Once upon a time, I was not afraid to swim in the ocean. My swimming abilities might be sub-par, but still I ached to throw myself into blue tumult, to bob and weave and inhale snouts of microscopic creatures, to emerge onto shell-studded sand with my body one bruise. One wound inundated with salt in a good way—pain amplified so loud as to be a siren: undeniable. I am a response to an emergency; get the fuck out of my way.
The last few times I’ve been to the beach, I’ve shivered and balked to submerge this flesh any deeper than my thighs. Winced violently at sprays of crashing wave skimming my face. While my boyfriend happily surges forward, seeking weightlessness and a fight he’s sure to amiably lose, I retreat to where surf kisses sand, and sit in the warm bath of it, gazing out to the horizon, or to Sam’s shrinking and tumbling body, or up to ads for beer and Minions movies streaking blimpwise through blue sticky with cloud residue. This most recent bout of flinching away from the water on my face, something clicked, so sharp and clear I felt it should have been an instant revelation.

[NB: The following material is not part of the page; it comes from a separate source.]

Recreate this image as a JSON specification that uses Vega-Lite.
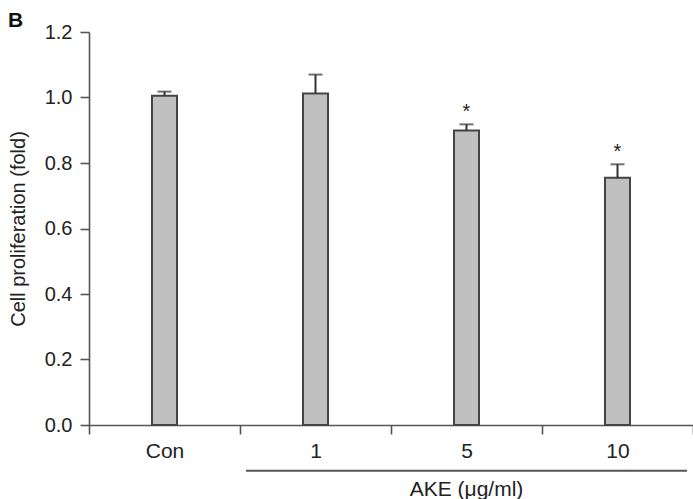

I cannot feel safe in the water if I cannot feel safe in my body.
My trust in my ability to ensure my own survival is the blood-bitter gap where a baby tooth used to live. Before first wiggle, repetitive tonguing, and final shock of biting down only to have nothing with which to bite. Living in this body is biting with a ghost. If I were to manage to swim, in this era of my corporeality in which I flutter, fatigue, and unwittingly flex with puppeted violence—origami fold into the shape of something drowning—my success would be courtesy of a phantom functional nervous system. That jellyfish of an internal compass, map, and pocketknife.
The subtext of asking, “Who taught you to swim?” is declaring, “Since I can teach you to swim, I can teach you to do anything.” Or is it a more fidgety, particularly toothed tool than that? If I can teach you to swim, I can teach you to manipulate time and space. But don’t ask for any of the smaller stuff, like how to paint your nails without painting your cuticles. How not to let dishes pile up in the sink.
I did not know how to swim as a child, yet I was possessed of a confidence in my body’s invulnerability that I can no longer access. My twenty-eight-year-old body knows how to push water free of its path or lift when the wave lifts, becoming a single stitch in the oceanic fabric. And yet, if the water licks my face like an over-excited dog, I’m done for. I know I’ll drown in seconds. My twenty-eight-year-old body that falls to the floor and convulses. The twenty-eight-year-old body in which I can feel clawed creatures scurrying.
The subtext of clarifying, “My tendons healed,” is not declaring, “If I can heal from fighting too hard, I can heal from anything.” But my tendons did heal. They invite me to dive. I sit in the surf and I think about mutants. I think about the abandoned factory of my body, and what’s grown there, what’s growing there, what will grow there still, verdant from watering, blooming like blood when I emerge from the pool and I see I’ve been hurting this whole time.